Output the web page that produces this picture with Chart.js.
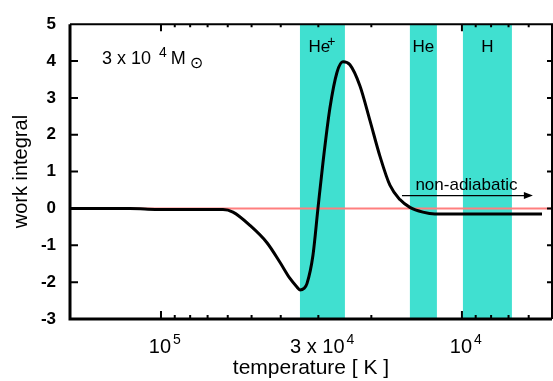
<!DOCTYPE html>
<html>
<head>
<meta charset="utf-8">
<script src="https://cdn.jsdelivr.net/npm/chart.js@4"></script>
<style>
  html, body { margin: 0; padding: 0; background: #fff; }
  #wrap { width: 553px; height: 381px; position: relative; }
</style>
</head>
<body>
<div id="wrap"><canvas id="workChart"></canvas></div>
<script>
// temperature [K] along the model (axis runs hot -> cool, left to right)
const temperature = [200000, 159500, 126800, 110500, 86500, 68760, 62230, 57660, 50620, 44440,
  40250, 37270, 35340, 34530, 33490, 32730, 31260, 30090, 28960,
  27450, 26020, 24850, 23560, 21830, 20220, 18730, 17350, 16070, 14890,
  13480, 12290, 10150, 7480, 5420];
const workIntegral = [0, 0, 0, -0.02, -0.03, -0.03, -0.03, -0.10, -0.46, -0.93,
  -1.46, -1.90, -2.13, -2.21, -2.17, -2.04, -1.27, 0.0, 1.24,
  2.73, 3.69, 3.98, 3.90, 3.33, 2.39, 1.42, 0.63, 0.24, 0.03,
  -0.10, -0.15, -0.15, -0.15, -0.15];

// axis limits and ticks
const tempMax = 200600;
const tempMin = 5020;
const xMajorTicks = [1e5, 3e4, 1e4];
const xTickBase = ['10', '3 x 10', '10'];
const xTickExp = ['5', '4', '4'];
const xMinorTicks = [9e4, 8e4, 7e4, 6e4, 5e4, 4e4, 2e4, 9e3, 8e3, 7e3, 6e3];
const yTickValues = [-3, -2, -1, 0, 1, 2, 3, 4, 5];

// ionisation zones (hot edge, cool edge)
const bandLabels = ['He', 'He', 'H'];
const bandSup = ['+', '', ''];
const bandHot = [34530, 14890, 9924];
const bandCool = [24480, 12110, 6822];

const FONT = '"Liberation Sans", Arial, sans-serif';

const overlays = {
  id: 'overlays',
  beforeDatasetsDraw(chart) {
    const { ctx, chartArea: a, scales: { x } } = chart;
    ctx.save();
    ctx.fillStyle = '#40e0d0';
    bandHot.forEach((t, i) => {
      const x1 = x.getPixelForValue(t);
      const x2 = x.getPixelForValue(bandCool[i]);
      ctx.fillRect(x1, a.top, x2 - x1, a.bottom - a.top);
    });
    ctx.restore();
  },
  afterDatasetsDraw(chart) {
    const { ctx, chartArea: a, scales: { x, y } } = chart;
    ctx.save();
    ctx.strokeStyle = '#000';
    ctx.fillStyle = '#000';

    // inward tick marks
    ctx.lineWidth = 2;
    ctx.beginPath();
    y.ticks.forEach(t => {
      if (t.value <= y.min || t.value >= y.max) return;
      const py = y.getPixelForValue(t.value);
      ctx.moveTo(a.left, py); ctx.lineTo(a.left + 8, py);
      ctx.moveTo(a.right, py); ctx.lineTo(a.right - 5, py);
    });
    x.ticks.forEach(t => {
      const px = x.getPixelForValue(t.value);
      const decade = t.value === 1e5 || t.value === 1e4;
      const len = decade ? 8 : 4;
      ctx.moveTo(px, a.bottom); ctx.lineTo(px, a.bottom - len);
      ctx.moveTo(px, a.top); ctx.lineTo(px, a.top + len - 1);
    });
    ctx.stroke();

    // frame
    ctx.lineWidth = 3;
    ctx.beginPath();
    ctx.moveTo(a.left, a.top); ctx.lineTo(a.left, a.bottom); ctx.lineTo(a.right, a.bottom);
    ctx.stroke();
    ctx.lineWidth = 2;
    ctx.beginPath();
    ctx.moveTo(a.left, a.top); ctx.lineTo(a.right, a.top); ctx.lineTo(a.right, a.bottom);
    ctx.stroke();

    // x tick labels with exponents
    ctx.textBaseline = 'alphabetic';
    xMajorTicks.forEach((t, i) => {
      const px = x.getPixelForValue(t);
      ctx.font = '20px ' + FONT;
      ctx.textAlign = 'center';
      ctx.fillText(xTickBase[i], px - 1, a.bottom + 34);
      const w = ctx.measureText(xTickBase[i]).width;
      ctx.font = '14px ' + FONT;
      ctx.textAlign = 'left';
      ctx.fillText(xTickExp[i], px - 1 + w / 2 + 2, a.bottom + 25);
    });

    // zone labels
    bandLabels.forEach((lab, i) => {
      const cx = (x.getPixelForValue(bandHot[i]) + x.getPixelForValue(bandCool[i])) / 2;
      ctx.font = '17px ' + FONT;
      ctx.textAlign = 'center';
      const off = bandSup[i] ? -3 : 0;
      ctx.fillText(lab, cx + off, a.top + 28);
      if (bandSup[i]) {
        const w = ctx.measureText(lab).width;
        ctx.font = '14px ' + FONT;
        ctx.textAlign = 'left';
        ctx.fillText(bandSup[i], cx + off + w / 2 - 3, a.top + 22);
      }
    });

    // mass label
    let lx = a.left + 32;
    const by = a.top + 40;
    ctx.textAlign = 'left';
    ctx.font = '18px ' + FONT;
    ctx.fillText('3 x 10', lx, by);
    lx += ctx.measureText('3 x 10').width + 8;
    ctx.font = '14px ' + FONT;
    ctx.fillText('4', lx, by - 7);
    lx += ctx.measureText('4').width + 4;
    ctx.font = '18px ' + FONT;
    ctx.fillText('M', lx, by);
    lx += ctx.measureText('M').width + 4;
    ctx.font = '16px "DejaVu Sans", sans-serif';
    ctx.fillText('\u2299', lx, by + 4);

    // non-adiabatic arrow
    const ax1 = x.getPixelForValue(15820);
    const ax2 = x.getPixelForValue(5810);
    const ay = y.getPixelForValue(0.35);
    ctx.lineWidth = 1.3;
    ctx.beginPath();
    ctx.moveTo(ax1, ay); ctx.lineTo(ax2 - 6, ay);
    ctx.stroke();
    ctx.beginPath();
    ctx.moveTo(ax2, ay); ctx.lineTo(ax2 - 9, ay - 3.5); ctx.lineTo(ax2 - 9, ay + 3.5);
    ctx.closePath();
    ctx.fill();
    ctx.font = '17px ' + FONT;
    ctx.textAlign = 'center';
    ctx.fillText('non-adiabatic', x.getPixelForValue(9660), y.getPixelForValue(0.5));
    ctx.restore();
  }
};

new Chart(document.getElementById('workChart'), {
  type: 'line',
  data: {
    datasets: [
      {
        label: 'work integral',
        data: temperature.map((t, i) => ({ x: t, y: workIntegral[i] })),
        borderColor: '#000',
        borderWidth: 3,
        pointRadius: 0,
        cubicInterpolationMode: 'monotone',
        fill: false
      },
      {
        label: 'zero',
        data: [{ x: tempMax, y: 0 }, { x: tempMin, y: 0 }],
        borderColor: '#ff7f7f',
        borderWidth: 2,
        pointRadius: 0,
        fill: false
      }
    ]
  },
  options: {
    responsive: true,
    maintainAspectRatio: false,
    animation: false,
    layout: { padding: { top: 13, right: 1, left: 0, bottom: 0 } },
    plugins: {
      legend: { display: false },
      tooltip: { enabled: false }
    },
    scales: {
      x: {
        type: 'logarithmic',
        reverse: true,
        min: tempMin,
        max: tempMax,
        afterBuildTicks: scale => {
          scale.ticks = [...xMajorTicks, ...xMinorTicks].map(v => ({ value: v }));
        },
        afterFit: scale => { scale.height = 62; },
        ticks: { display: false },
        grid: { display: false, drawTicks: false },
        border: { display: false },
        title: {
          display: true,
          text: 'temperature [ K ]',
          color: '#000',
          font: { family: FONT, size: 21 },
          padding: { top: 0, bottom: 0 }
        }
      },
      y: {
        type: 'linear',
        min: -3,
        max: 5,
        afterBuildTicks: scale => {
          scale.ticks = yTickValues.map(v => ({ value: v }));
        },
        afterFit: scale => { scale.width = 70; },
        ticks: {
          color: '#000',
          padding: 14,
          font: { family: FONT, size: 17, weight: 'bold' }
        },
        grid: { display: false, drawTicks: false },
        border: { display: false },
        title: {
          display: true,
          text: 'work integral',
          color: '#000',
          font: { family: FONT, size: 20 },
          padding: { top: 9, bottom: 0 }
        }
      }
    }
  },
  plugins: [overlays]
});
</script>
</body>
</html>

- [EXERCISE] Your task is to reproduce exactly the lines from the start of the data above through the line containing "-0.10, -0.15, -0.15, -0.15, -0.15];", leaving every picture out.

- [THE OUTPUT]
Output the web page that produces this picture with Chart.js.
<!DOCTYPE html>
<html>
<head>
<meta charset="utf-8">
<script src="https://cdn.jsdelivr.net/npm/chart.js@4"></script>
<style>
  html, body { margin: 0; padding: 0; background: #fff; }
  #wrap { width: 553px; height: 381px; position: relative; }
</style>
</head>
<body>
<div id="wrap"><canvas id="workChart"></canvas></div>
<script>
// temperature [K] along the model (axis runs hot -> cool, left to right)
const temperature = [200000, 159500, 126800, 110500, 86500, 68760, 62230, 57660, 50620, 44440,
  40250, 37270, 35340, 34530, 33490, 32730, 31260, 30090, 28960,
  27450, 26020, 24850, 23560, 21830, 20220, 18730, 17350, 16070, 14890,
  13480, 12290, 10150, 7480, 5420];
const workIntegral = [0, 0, 0, -0.02, -0.03, -0.03, -0.03, -0.10, -0.46, -0.93,
  -1.46, -1.90, -2.13, -2.21, -2.17, -2.04, -1.27, 0.0, 1.24,
  2.73, 3.69, 3.98, 3.90, 3.33, 2.39, 1.42, 0.63, 0.24, 0.03,
  -0.10, -0.15, -0.15, -0.15, -0.15];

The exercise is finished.